ESPN recently had an article about the demolition of Tiger Stadium and asked a few lifelong Tigers fans how they felt.
My apologies for not finding the exact quote, but to paraphrase he said, "I've been to 600+ baseball games and it's just a shame to see the outfield wall demolished".
In terms of revenue, fantasy sports, and a lack of a "major" steroid scandal, one could say that the NFL has surpassed the MLB as America's No. 1 sport. However, you almost can't go through the history of America without mentioning baseball.
Baseball is special. Most of us grew up watching it, appreciating the facets of the game, and how a game could be defined on failure (such as three hits out of 10 at-bats makes you a potential All-Star) could be so beautiful. Nothing says summer like a relaxing day at a ballpark with a beverage and a hot dog.
Baseball is almost like a gene.
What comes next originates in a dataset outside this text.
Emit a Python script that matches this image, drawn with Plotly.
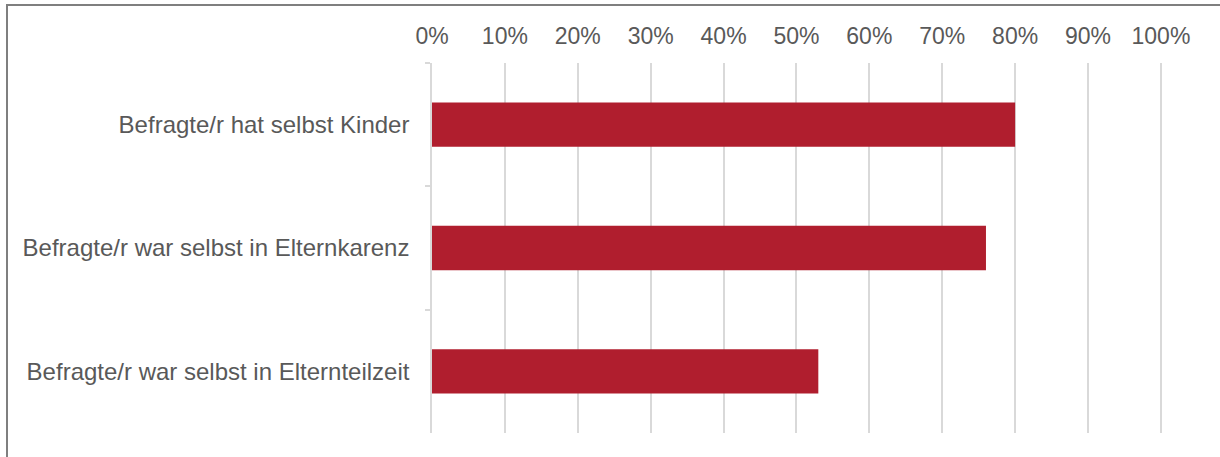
import plotly.graph_objects as go

categories = [
    "Befragte/r hat selbst Kinder",
    "Befragte/r war selbst in Elternkarenz",
    "Befragte/r war selbst in Elternteilzeit",
]
values = [80, 76, 53]
x_ticks = list(range(0, 101, 10))
x_tick_labels = [f"{t}%" for t in x_ticks]

W, H = 1220, 457
ml, mr, mt, mb = 432, 58, 63, 24
pw = W - ml - mr
ph = H - mt - mb

fig = go.Figure(
    go.Bar(
        x=values,
        y=categories,
        orientation="h",
        marker=dict(color="#B01E2E", line=dict(width=0)),
        hoverinfo="x+y",
    )
)

font_color = "#595959"
fig.update_layout(
    width=W,
    height=H,
    margin=dict(l=ml, r=mr, t=mt, b=mb),
    paper_bgcolor="white",
    plot_bgcolor="white",
    bargap=0.64,
    showlegend=False,
    font=dict(family="Liberation Sans, Arial, sans-serif", size=23, color=font_color),
    xaxis=dict(
        side="top",
        range=[0, 100.15],
        tickvals=x_ticks,
        ticktext=x_tick_labels,
        showgrid=True,
        gridcolor="#d9d9d9",
        gridwidth=1.5,
        zeroline=False,
        showline=False,
        ticks="",
        ticklabelstandoff=13,
        tickfont=dict(size=23, color=font_color),
    ),
    yaxis=dict(
        autorange="reversed",
        showline=True,
        linecolor="#d9d9d9",
        linewidth=1.5,
        ticks="outside",
        tickson="boundaries",
        ticklen=5,
        tickcolor="#d9d9d9",
        tickwidth=1.5,
        showgrid=False,
        ticklabelstandoff=16,
        tickfont=dict(size=24, color=font_color),
    ),
)

# outer frame of the chart area
x0 = (7 - ml) / pw
y1 = 1 + (mt - 5) / ph
x1 = (W + 5 - ml) / pw
y0 = -(H + 5 - (mt + ph)) / ph
fig.add_shape(
    type="rect",
    xref="paper",
    yref="paper",
    x0=x0,
    x1=x1,
    y0=y0,
    y1=y1,
    line=dict(color="#7f7f7f", width=2),
    fillcolor="rgba(0,0,0,0)",
    layer="below",
)

fig.write_html(
    "out.html",
    config={"displayModeBar": False},
    post_script="document.body.style.margin='0';document.body.style.overflow='hidden';",
)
I know people my age who are such diehard sports fans, but their parents are just casual. But with baseball, it's very difficult to find a fan who didn't have a special bond with a family member when it comes to the game.
While I enjoy a great game of football (or six per week), the adrenaline of the game gets to your head. The complexity of certain schemes could drive some fans to the asylum as they try to warp their minds around it.
But in baseball? It can be a calming experience and just as enjoyable on the radio as it is to watch. Yes, there will be a shifts thrown out at certain batters but most fans understand the concept of double-play depth.
(WARNING: The next four paragraphs deal with a lame, sentimental thought. Feel free to skip it and continue reading the article.)
Maybe I'm thinking too deep, but this thought has swirled through my head. Aging and baseball may have a connection. As I get older and reach more milestones (graduation is coming up next June and hopefully I'll earn my license in August), it starts to click why sometimes we disagree a bit.
When I was younger, I watched SportsCenter constantly (still can recall Stu Scott shouting RAUUUULLL MONDESIII!), but also loved Thomas the Tank Engine of all cartoons. Lame, right? However, I actually saw my mother looking sentimental while watching this simple TV show.
My little cousin is two-years old and I occasionally see my mom trying to get him to watch Thomas. Maybe that's why we get obsessed with babies as we age. It's a relic from the past, when my parents could control what I could do.
Now that leash, so to speak, is starting to get looser and looser. I'm closer to getting my own life completely than graduating preschool. It's almost like we may want to try reliving the past, maybe just for a few hours, and recreate what it was like in simpler times.
When the biggest worry was, "When will he say his first words?", instead of "I hope he comes home safely." Could that be why so many people love baseball and the stadium?
Baseball is a game predicated on simplicity. You get hit by a pitch? Go to first. You get a hit? Go to first. Hit the ball over the fence? Awesome. Bring in Jose Mesa? You will lose.
Baseball has a certain magical feel about it. We played when we were little, but it's almost like going back into a simpler era. You get to think of greats such as Babe Ruth, Willie Mays, and Hank Aaron. Sure, football has its legends, but very few have that iconic appeal amongst fans that the players of the 1900s had.
But to come full circle. The ballpark is like a second home for most of us. It's almost like a retreat. Sure, you have your fair share of rowdy fans, but there isn't as much testosterone and hormones flowing.
You can just get lost into the atmosphere of the game. There is a special feel about seeing a familiar ballpark restaurant or hanging in the fan zone. You get that feel at a minor-league baseball game or even the independent leagues (by the way, Shea Hillenbrand plays for the York Revolution?!? Awesome!).
It's the love of the game that drives these guys to play.
Yes, there was and may still be a cloud of suspicion looming over the game. But remember, it wasn't always like that. It's hard to get past the fact that every home run or every strikeout thrown by a pitcher could have been tarnished. But maybe we can get back to the roots of the game.
Field of Dreams? Bull Durham? The Natural? All awesome movies of one of the greatest games to be played.
I still love football, NASCAR, IRL, hockey, basketball, college sports, track, and soccer a lot, but baseball is just...great.